-- Start of Dataset entries --
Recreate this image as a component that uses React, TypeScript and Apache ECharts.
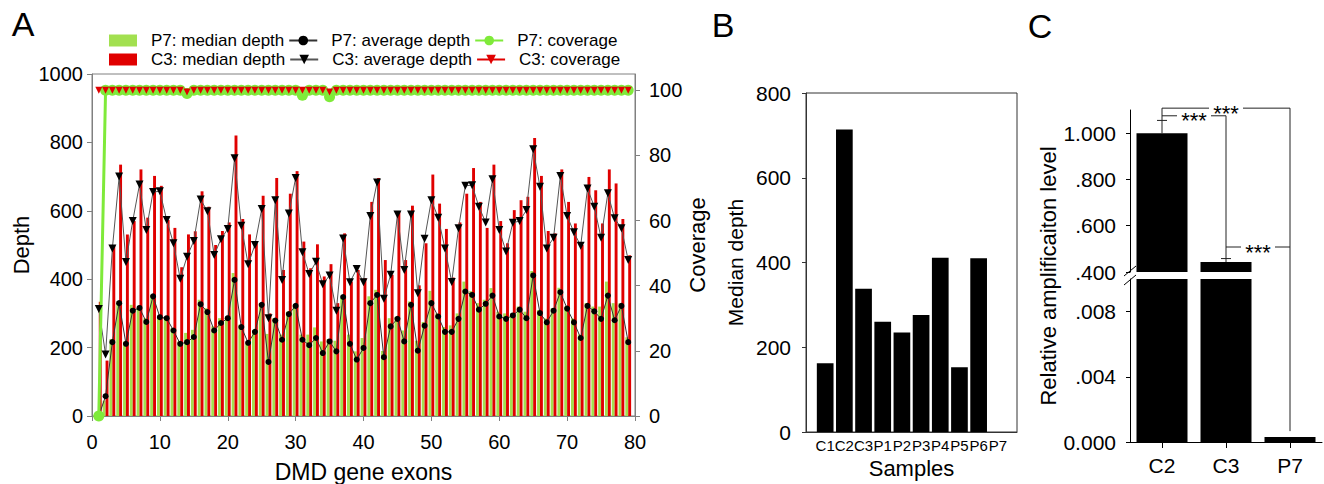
-- End of Dataset entries --
-- Start of Dataset entries --
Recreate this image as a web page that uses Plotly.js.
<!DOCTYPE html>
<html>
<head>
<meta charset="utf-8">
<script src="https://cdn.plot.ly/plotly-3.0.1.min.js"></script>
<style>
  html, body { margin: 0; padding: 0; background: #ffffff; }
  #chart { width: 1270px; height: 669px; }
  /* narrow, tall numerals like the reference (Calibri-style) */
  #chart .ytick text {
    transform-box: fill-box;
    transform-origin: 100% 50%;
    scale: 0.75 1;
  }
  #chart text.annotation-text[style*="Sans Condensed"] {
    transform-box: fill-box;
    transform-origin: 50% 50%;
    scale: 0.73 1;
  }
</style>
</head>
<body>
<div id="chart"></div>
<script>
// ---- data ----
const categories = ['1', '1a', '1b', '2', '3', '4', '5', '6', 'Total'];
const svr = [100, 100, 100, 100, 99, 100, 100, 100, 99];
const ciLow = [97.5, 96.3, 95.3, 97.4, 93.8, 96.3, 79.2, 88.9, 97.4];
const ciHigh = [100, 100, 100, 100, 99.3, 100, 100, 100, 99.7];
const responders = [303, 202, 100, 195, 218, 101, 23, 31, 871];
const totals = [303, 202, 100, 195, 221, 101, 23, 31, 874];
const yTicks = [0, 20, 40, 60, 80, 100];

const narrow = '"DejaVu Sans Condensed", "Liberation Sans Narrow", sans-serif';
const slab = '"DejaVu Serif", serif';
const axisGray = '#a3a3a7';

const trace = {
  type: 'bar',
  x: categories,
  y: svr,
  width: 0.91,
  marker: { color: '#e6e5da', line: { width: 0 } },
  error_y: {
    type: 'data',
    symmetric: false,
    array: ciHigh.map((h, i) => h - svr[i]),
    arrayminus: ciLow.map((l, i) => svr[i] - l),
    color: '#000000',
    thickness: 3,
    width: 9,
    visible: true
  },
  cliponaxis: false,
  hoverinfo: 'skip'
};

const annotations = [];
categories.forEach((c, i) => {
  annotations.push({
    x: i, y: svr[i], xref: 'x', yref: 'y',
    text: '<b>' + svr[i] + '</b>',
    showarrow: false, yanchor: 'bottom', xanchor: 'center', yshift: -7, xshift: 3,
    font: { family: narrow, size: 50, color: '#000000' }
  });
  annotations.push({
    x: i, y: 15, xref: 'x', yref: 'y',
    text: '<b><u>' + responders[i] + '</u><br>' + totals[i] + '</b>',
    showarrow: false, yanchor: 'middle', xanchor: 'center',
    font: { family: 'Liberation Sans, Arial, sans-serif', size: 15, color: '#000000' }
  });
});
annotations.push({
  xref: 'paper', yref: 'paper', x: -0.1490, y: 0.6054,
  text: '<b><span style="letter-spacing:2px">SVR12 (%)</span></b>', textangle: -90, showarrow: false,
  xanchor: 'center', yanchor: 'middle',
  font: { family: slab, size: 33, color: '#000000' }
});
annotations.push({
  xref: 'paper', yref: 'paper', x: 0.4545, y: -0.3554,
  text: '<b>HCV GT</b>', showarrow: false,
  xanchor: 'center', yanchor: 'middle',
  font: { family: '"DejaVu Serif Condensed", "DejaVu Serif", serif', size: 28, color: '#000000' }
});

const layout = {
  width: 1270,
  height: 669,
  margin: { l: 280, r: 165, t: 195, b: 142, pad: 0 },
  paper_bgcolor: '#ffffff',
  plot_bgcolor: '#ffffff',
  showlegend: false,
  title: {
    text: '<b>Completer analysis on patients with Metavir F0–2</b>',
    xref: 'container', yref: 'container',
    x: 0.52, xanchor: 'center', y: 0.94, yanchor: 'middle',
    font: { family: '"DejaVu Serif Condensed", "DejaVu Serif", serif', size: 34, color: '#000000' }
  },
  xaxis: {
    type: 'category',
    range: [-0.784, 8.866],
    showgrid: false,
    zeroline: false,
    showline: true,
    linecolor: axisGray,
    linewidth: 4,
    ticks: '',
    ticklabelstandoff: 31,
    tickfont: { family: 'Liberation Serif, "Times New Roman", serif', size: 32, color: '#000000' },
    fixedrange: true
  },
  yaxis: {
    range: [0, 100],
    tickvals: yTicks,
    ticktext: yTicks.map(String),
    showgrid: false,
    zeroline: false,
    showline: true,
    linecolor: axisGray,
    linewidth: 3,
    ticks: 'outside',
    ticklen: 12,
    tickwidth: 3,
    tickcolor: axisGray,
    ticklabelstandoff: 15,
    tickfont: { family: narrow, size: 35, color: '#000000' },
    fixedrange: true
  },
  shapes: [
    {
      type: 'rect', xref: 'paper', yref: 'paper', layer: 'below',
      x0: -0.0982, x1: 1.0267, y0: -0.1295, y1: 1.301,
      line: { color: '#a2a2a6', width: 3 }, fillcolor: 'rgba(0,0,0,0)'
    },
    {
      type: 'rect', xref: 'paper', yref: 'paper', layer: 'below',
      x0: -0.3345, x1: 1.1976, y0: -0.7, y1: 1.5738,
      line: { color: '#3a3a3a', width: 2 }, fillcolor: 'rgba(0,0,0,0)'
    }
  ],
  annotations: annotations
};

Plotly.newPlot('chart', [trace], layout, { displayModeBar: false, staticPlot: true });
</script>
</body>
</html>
-- End of Dataset entries --
-- Start of Dataset entries --
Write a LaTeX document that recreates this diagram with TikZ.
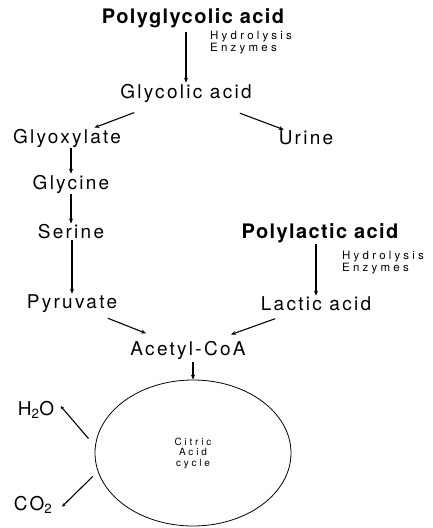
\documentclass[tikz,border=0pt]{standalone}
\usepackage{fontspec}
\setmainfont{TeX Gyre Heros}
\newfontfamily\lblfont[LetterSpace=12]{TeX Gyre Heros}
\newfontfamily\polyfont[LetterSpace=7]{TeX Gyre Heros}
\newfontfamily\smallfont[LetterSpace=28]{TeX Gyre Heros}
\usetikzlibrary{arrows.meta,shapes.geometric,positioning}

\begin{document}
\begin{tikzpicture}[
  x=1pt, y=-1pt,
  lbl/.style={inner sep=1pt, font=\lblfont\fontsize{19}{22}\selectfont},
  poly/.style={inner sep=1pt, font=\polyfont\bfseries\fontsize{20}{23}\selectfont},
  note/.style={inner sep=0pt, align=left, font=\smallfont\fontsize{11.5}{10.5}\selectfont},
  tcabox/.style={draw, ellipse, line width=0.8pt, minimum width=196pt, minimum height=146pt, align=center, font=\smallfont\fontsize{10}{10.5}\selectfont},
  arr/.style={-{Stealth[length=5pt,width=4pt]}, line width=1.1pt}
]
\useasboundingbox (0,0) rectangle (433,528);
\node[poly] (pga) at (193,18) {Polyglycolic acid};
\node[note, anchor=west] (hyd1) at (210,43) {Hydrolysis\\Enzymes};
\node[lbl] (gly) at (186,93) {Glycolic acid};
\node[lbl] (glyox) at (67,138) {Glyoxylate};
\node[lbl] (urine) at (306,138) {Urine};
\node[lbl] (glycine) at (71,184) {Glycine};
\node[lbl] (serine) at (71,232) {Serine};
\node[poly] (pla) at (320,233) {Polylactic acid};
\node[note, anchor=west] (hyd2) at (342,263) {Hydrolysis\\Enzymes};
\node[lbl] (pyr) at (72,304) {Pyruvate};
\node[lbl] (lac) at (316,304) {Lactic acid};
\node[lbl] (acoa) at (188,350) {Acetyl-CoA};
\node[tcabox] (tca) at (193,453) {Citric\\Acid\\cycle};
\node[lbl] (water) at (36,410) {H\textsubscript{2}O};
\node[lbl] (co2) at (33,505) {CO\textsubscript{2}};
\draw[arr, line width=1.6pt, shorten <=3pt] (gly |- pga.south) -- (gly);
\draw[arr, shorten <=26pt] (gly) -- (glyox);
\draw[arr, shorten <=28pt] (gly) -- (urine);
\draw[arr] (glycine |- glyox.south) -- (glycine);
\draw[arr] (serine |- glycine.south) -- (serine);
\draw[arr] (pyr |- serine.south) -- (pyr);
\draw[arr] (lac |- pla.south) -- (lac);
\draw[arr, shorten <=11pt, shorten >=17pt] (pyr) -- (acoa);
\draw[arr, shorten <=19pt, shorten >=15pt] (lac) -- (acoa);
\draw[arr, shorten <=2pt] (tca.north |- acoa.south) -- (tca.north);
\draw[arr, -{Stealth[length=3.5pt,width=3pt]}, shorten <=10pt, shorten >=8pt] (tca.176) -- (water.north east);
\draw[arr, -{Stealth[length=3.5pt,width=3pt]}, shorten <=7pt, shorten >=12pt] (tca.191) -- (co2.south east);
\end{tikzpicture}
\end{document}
-- End of Dataset entries --
**What needs to be done:**
State the number of lines in the records that contain the string "this", and nothing more.

**Solved problem:**
3